I take this to be the point of Jesus’ response to John’s disciples when they asked him, “Are you the one who is to come, or are we to wait for another?” As was so often the case, Jesus didn’t directly answer their question. Rather, he pointed them to their own experience. What do you see and hear? “The blind receive their sight, the lame walk, the lepers are cleansed, the deaf hear, the dead are raised, and the poor have good news brought to them. And blessed is anyone who takes no offense at me.” (Matt. 11:5-6)

Jesus reframes the question about waiting, which was rooted in anxiety and fear, and invites John’s disciples to examine the quality of their waiting. What is going on in the present moment? Do you not see the signs of God’s reign, the experience of healing and reconciliation and new life that is available already, right now? Jesus cautions John’s disciples not to be offended by his invitation to let go of their expectations and egos so that they can appreciate and participate in what is.

When our waiting is a straining to anticipate an unknowable future, we miss what is going on right in front of us. Jesus reorients our waiting away from the future toward the present. Why do we wait anxiously, when everything we need is already right here, right now?

For John, who was in prison, this was a very serious question. In his present circumstance, the quality of his waiting was an urgent spiritual matter. Sitting in his cell, he no doubt struggled to wait patiently with hope rather than capitulate to fear and despair. From his vantage point, he was unable to see what his disciples were experiencing.

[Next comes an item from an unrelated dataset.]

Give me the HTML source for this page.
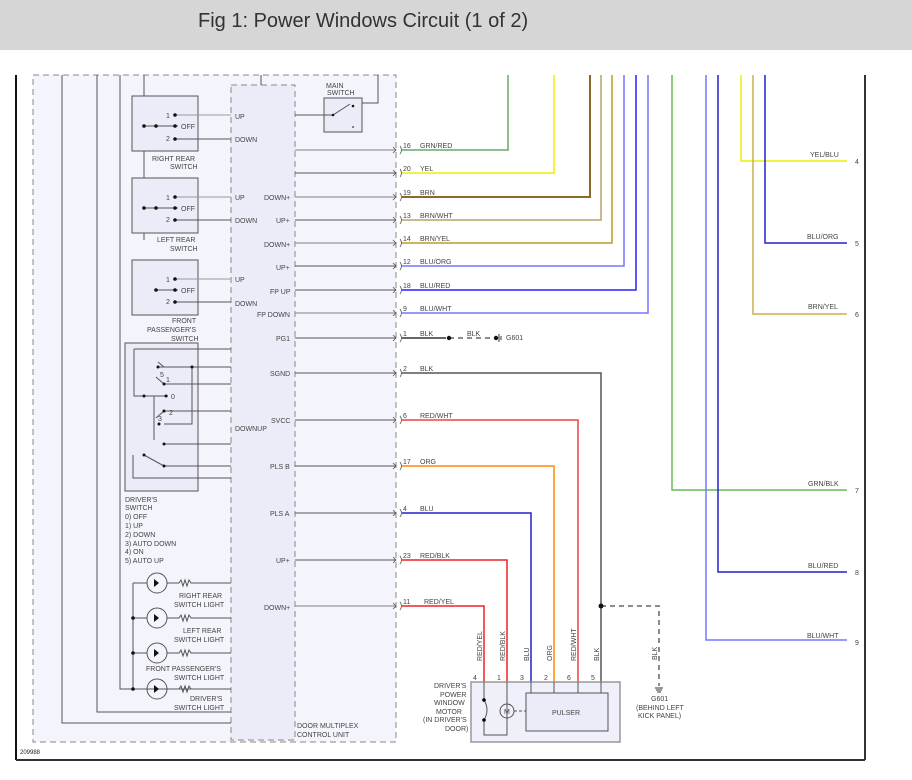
<!DOCTYPE html>
<html><head><meta charset="utf-8"><style>
body{margin:0;width:912px;height:780px;background:#fff;overflow:hidden;font-family:"Liberation Sans",sans-serif}
#t{position:absolute;left:0;top:0;width:912px;height:50px;background:#d6d6d6}
#t span{position:absolute;left:198px;top:10px;font-size:20px;color:#333}
svg{position:absolute;left:0;top:0}
text{font-family:"Liberation Sans",sans-serif;font-size:7px;fill:#444}
</style></head><body>
<div id="t"><span>Fig 1: Power Windows Circuit (1 of 2)</span></div>
<svg width="912" height="780" viewBox="0 0 912 780">
<line x1="16" y1="75" x2="16" y2="760" stroke="#111" stroke-width="2"/>
<line x1="865" y1="75" x2="865" y2="760" stroke="#333" stroke-width="2"/>
<line x1="16" y1="760" x2="865" y2="760" stroke="#333" stroke-width="2"/>
<rect x="33" y="75" width="363" height="667" fill="#f4f4fd" stroke="#888" stroke-dasharray="6,4"/>
<rect x="231" y="85" width="64" height="655" fill="#ececf8" stroke="#888" stroke-dasharray="6,4"/>
<g stroke="#555" fill="none">
<path d="M62 75V723H231M97 75V712H231M120 75V689H231M144 75V240M261 75V85M378 75V103H362"/>
</g>
<!-- switch boxes -->
<g stroke="#555" fill="#ececf8">
<rect x="132" y="96" width="66" height="55"/><rect x="132" y="178" width="66" height="55"/><rect x="132" y="260" width="66" height="55"/>
<rect x="125" y="343" width="73" height="148"/><rect x="324" y="98" width="38" height="34"/>
</g>
<g stroke="#555" fill="none">
<path d="M144 126H178M144 208H178M156 290H178"/>
<path d="M175 115H231M175 139H231M175 197H231M175 220H231M175 279H231M175 302H231" stroke="#999"/>
<path d="M175 139H231M175 220H231M175 302H231"/>
<path d="M295 115H333L350 104"/>
<path d="M134 349H231M134 349V396H168M158 367H231M164 384H231M164 411H231M154 396V440M164 424H192V367M164 444H231M164 466H231M144 455L164 466M133 455V478H231"/>
<path d="M164 367L158 362M164 384L156 377M164 411L156 418" />
</g>
<g fill="#111">
<circle cx="175" cy="115" r="1.8"/><circle cx="175" cy="126" r="1.8"/><circle cx="175" cy="139" r="1.8"/><circle cx="144" cy="126" r="1.8"/><circle cx="156" cy="126" r="1.8"/>
<circle cx="175" cy="197" r="1.8"/><circle cx="175" cy="208" r="1.8"/><circle cx="175" cy="220" r="1.8"/><circle cx="144" cy="208" r="1.8"/><circle cx="156" cy="208" r="1.8"/>
<circle cx="175" cy="279" r="1.8"/><circle cx="175" cy="290" r="1.8"/><circle cx="175" cy="302" r="1.8"/><circle cx="156" cy="290" r="1.8"/>
<circle cx="158" cy="367" r="1.5"/><circle cx="192" cy="367" r="1.5"/><circle cx="164" cy="384" r="1.5"/><circle cx="144" cy="396" r="1.5"/><circle cx="166" cy="396" r="1.5"/><circle cx="164" cy="411" r="1.5"/><circle cx="159" cy="424" r="1.5"/><circle cx="164" cy="444" r="1.5"/><circle cx="144" cy="455" r="1.5"/><circle cx="164" cy="466" r="1.5"/>
<circle cx="333" cy="115" r="1.3"/><circle cx="353" cy="106" r="1.3"/><circle cx="353" cy="127" r="1.1" fill="#777"/>
</g>
<path d="M154 396V440" stroke="#555" stroke-dasharray="4,3" fill="none"/>
<!-- lights -->
<g stroke="#555" fill="none">
<path d="M133 583V689M133 583H147M133 618H147M133 653H147M133 689H147"/>
<circle cx="157" cy="583" r="10"/><circle cx="157" cy="618" r="10"/><circle cx="157" cy="653" r="10"/><circle cx="157" cy="689" r="10"/>
<path d="M167 583h12l2-3 2 6 2-6 2 6 2-6 2 3H231M167 618h12l2-3 2 6 2-6 2 6 2-6 2 3H231M167 653h12l2-3 2 6 2-6 2 6 2-6 2 3H231M167 689h12l2-3 2 6 2-6 2 6 2-6 2 3H231"/>
</g>
<g fill="#111"><path d="M154 579l5 4-5 4z"/><path d="M154 614l5 4-5 4z"/><path d="M154 649l5 4-5 4z"/><path d="M154 685l5 4-5 4z"/>
<circle cx="133" cy="618" r="1.8"/><circle cx="133" cy="653" r="1.8"/><circle cx="133" cy="689" r="1.8"/></g>
<!-- module to connector -->
<g stroke="#999" stroke-width="1.3" fill="none">
<path d="M295 150H396M295 197H396M295 243H396M295 313H396M295 606H396"/>
</g>
<g stroke="#555" fill="none">
<path d="M295 173H396M295 220H396M295 266H396M295 290H396M295 338H396M295 373H396M295 420H396M295 466H396M295 513H396M295 560H396"/>
</g>
<g stroke="#555" fill="none" stroke-width="0.8">
<path d="M393 147l3 3-3 3M393 170l3 3-3 3M393 194l3 3-3 3M393 217l3 3-3 3M393 240l3 3-3 3M393 263l3 3-3 3M393 287l3 3-3 3M393 310l3 3-3 3M393 335l3 3-3 3M393 370l3 3-3 3M393 417l3 3-3 3M393 463l3 3-3 3M393 510l3 3-3 3M393 557l3 3-3 3M393 603l3 3-3 3"/>
<path d="M400 146q3 4 0 8M400 169q3 4 0 8M400 193q3 4 0 8M400 216q3 4 0 8M400 239q3 4 0 8M400 262q3 4 0 8M400 286q3 4 0 8M400 309q3 4 0 8M400 334q3 4 0 8M400 369q3 4 0 8M400 416q3 4 0 8M400 462q3 4 0 8M400 509q3 4 0 8M400 556q3 4 0 8M400 602q3 4 0 8"/>
</g>
<!-- colored wires -->
<g fill="none" stroke-width="1.5">
<path d="M402 150H508V75" stroke="#6a6"/>
<path d="M402 173H554V75" stroke="#ee0"/>
<path d="M402 197H590V75" stroke="#8a6a2a" stroke-width="2"/>
<path d="M402 220H601V75" stroke="#b9a06a"/>
<path d="M402 243H612V75" stroke="#b8a020"/>
<path d="M402 266H624V75" stroke="#77f"/>
<path d="M402 290H636V75" stroke="#22f"/>
<path d="M402 313H648V75" stroke="#77f"/>
<path d="M402 338H446" stroke="#333"/>
<path d="M402 373H601V682" stroke="#555"/>
<path d="M402 420H578V682" stroke="#e44"/>
<path d="M402 466H554V682" stroke="#f80"/>
<path d="M402 513H531V682" stroke="#22c"/>
<path d="M402 560H507V682" stroke="#e22"/>
<path d="M402 606H484V682" stroke="#e22"/>
<path d="M741 75V161H847" stroke="#ee0"/>
<path d="M765 75V243H847" stroke="#22c"/>
<path d="M753 75V314H847" stroke="#c8b050"/>
<path d="M672 75V490H847" stroke="#6b5"/>
<path d="M718 75V572H847" stroke="#22c"/>
<path d="M706 75V640H847" stroke="#77f"/>
</g>
<g stroke="#666" stroke-width="1.5" stroke-dasharray="5,4" fill="none"><path d="M449 338H496"/><path d="M601 606H659V686"/></g>
<g fill="#111"><circle cx="449" cy="338" r="2.2"/><circle cx="496" cy="338" r="2.2"/><circle cx="601" cy="606" r="2.5"/></g>
<path d="M499 334v8M501 336v4M655 688h8M656 690h6M657 692h4" stroke="#333"/>
<!-- motor box -->
<rect x="471" y="682" width="149" height="60" fill="#f0f0fa" stroke="#999" stroke-width="1.5"/>
<rect x="526" y="693" width="82" height="38" fill="#ececf8" stroke="#555"/>
<g stroke="#555" fill="none"><path d="M484 682V700q6 10 0 20V735H507V682M531 682V693M554 682V693M578 682V693M601 682V693"/><circle cx="507" cy="711" r="7"/><path d="M514 711H526" stroke-dasharray="3,2"/></g>
<circle cx="484" cy="700" r="1.8"/><circle cx="484" cy="720" r="1.8"/>
<text x="326" y="88">MAIN</text><text x="327" y="95">SWITCH</text>
<g>
<text x="166" y="118">1</text><text x="181" y="129">OFF</text><text x="166" y="141">2</text>
<text x="166" y="200">1</text><text x="181" y="211">OFF</text><text x="166" y="222">2</text>
<text x="166" y="282">1</text><text x="181" y="293">OFF</text><text x="166" y="304">2</text>
<text x="152" y="161">RIGHT REAR</text><text x="170" y="169">SWITCH</text>
<text x="157" y="242">LEFT REAR</text><text x="170" y="251">SWITCH</text>
<text x="172" y="323">FRONT</text><text x="147" y="332">PASSENGER'S</text><text x="171" y="341">SWITCH</text>
<text x="160" y="377">5</text><text x="166" y="382">1</text><text x="171" y="399">0</text><text x="169" y="415">2</text><text x="158" y="421">3</text>
<text x="125" y="502">DRIVER'S</text><text x="125" y="510">SWITCH</text><text x="125" y="519">0) OFF</text><text x="125" y="528">1) UP</text><text x="125" y="537">2) DOWN</text><text x="125" y="546">3) AUTO DOWN</text><text x="125" y="554">4) ON</text><text x="125" y="563">5) AUTO UP</text>
<text x="179" y="598">RIGHT REAR</text><text x="174" y="607">SWITCH LIGHT</text>
<text x="183" y="633">LEFT REAR</text><text x="174" y="642">SWITCH LIGHT</text>
<text x="146" y="671">FRONT PASSENGER'S</text><text x="174" y="680">SWITCH LIGHT</text>
<text x="190" y="701">DRIVER'S</text><text x="174" y="710">SWITCH LIGHT</text>
<text x="235" y="119">UP</text><text x="235" y="142">DOWN</text><text x="235" y="200">UP</text><text x="235" y="223">DOWN</text><text x="235" y="282">UP</text><text x="235" y="306">DOWN</text><text x="235" y="431">DOWNUP</text>
<text x="264" y="200">DOWN+</text><text x="276" y="223">UP+</text><text x="264" y="247">DOWN+</text><text x="276" y="270">UP+</text><text x="270" y="294">FP UP</text><text x="257" y="317">FP DOWN</text><text x="276" y="341">PG1</text><text x="270" y="376">SGND</text><text x="271" y="423">SVCC</text><text x="270" y="469">PLS B</text><text x="270" y="516">PLS A</text><text x="276" y="563">UP+</text><text x="264" y="610">DOWN+</text>
<text x="297" y="728">DOOR MULTIPLEX</text><text x="297" y="737">CONTROL UNIT</text>
<text x="20" y="754" style="font-size:6px;fill:#222">209988</text>
<text x="403" y="148">16</text><text x="420" y="148">GRN/RED</text>
<text x="403" y="171">20</text><text x="420" y="171">YEL</text>
<text x="403" y="195">19</text><text x="420" y="195">BRN</text>
<text x="403" y="218">13</text><text x="420" y="218">BRN/WHT</text>
<text x="403" y="241">14</text><text x="420" y="241">BRN/YEL</text>
<text x="403" y="264">12</text><text x="420" y="264">BLU/ORG</text>
<text x="403" y="288">18</text><text x="420" y="288">BLU/RED</text>
<text x="403" y="311">9</text><text x="420" y="311">BLU/WHT</text>
<text x="403" y="336">1</text><text x="420" y="336">BLK</text><text x="467" y="336">BLK</text><text x="506" y="340">G601</text>
<text x="403" y="371">2</text><text x="420" y="371">BLK</text>
<text x="403" y="418">6</text><text x="420" y="418">RED/WHT</text>
<text x="403" y="464">17</text><text x="420" y="464">ORG</text>
<text x="403" y="511">4</text><text x="420" y="511">BLU</text>
<text x="403" y="558">23</text><text x="420" y="558">RED/BLK</text>
<text x="403" y="604">11</text><text x="424" y="604">RED/YEL</text>
<text x="810" y="157">YEL/BLU</text><text x="855" y="164">4</text>
<text x="807" y="239">BLU/ORG</text><text x="855" y="246">5</text>
<text x="808" y="309">BRN/YEL</text><text x="855" y="317">6</text>
<text x="808" y="486">GRN/BLK</text><text x="855" y="493">7</text>
<text x="808" y="568">BLU/RED</text><text x="855" y="575">8</text>
<text x="807" y="638">BLU/WHT</text><text x="855" y="645">9</text>
<text transform="translate(482,661) rotate(-90)">RED/YEL</text>
<text transform="translate(505,661) rotate(-90)">RED/BLK</text>
<text transform="translate(529,661) rotate(-90)">BLU</text>
<text transform="translate(552,661) rotate(-90)">ORG</text>
<text transform="translate(576,661) rotate(-90)">RED/WHT</text>
<text transform="translate(599,661) rotate(-90)">BLK</text>
<text transform="translate(657,660) rotate(-90)">BLK</text>
<text x="473" y="680">4</text><text x="497" y="680">1</text><text x="520" y="680">3</text><text x="544" y="680">2</text><text x="567" y="680">6</text><text x="591" y="680">5</text>
<text x="434" y="688">DRIVER'S</text><text x="440" y="697">POWER</text><text x="434" y="705">WINDOW</text><text x="436" y="714">MOTOR</text><text x="423" y="722">(IN DRIVER'S</text><text x="445" y="731">DOOR)</text>
<text x="552" y="715">PULSER</text><text x="504" y="714">M</text>
<text x="651" y="701">G601</text><text x="636" y="710">(BEHIND LEFT</text><text x="638" y="718">KICK PANEL)</text>
</g>
</svg>
</body></html>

So often we find ourselves situated like John, in a prison of ego, or suffering, or fear, whether imposed upon us or of our own making or, most likely, some combination of the two. When life seems reduced to our little, isolated, prison cell, we become blind to what is going on beyond the range of our narrow concern, and so waiting can seem unbearable.

John, very wisely, responded to this circumstance by asking for help. He sent his disciples to Jesus to help him see what John was unable to see for himself: whether or not there was any meaning to his experience of waiting. John understood that connection, relationship, was the antidote to his isolation, uncertainty and fear. He entrusted himself to others and to God, when his experience of waiting became too much for him alone. Just because John was unable to see the signs of God’s presence, didn’t mean that they weren’t there. He simply needed the help of others to get some perspective.

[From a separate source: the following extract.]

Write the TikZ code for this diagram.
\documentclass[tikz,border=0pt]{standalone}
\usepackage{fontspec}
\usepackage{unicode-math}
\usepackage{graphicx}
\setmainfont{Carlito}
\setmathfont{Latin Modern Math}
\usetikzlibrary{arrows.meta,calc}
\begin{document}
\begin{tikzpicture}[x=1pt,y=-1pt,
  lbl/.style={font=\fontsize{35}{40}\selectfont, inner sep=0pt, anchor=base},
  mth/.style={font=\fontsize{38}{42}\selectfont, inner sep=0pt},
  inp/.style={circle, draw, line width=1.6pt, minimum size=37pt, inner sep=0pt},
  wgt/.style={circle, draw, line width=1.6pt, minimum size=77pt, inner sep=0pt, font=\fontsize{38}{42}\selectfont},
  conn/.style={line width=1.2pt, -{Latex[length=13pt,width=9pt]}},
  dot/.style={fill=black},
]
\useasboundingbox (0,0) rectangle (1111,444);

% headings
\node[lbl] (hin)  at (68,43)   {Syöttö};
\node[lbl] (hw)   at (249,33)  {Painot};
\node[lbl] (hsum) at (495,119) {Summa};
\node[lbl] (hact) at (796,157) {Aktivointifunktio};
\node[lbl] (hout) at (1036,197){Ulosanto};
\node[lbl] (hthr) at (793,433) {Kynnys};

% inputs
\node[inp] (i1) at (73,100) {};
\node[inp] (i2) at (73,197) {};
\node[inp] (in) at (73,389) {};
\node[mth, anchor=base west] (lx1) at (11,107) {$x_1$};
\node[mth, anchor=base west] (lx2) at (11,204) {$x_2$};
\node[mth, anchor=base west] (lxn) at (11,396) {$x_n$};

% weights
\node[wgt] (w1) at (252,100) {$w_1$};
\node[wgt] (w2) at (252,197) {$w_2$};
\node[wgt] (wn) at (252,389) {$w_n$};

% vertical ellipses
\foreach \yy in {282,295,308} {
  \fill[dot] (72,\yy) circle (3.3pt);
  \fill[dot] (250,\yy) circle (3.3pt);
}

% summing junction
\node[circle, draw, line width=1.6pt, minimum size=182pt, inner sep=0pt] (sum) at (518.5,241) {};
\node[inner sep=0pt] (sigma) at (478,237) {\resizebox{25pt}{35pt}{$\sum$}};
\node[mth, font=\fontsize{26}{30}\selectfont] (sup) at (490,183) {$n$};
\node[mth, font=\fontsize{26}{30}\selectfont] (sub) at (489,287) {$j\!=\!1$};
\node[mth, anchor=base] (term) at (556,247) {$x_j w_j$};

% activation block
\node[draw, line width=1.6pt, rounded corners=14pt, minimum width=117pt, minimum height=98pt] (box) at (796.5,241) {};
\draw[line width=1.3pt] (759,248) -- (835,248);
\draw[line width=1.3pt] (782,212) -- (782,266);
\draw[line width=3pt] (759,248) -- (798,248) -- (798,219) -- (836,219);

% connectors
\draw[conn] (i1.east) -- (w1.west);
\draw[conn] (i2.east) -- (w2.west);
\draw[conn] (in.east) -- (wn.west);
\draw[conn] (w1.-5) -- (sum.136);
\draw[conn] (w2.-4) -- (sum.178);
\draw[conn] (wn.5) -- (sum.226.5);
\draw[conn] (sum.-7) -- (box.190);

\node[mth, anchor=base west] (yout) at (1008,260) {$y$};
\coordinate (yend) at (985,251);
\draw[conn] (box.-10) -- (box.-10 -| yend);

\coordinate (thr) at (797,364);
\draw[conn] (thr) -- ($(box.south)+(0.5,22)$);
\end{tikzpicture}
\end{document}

John realized that the sometimes painful quality of our waiting need not cut us off from others, from those who can help us see the seeds of healing taking root in the present moment. “Be patient, therefore, beloved, until the coming of the Lord. The farmer waits for the precious crop from the earth, being patient with it until it receives the early and the late rains. You also must be patient. Strengthen your hearts, for the coming of the Lord is near.” (James 5:7-8) As Christians we are called to practice waiting together, so that together we can discern clearly the movement of God in the world and become one with the flow of divine love that sustains all things in all circumstances. All else is ego and illusion.

To borrow a phrase from James Alison, the “strangeness of this passivity,” this waiting, is that it slowly works on our fear and grandiosity, so that we can, little by little, let go of our illusions and projects and all the ways we try to secure ourselves through manipulation and control, instead relaxing into the presence of God, whose loving regard reveals that we are secure already, and so can make space for others in ways that bring freedom and joy.

Perhaps you’ve seen the bumper sticker that says, “Jesus is coming. Look busy.” While this is funny in its way, it is also rank heresy. Far better would be, “Jesus is coming. You can relax now.” You are loved and forgiven already. There is nothing left to do or prove. There is only the love of the One who is coming again and again until we embrace this love and accept the invitation to participate in the new creation that God is offering us with each breath. Amen.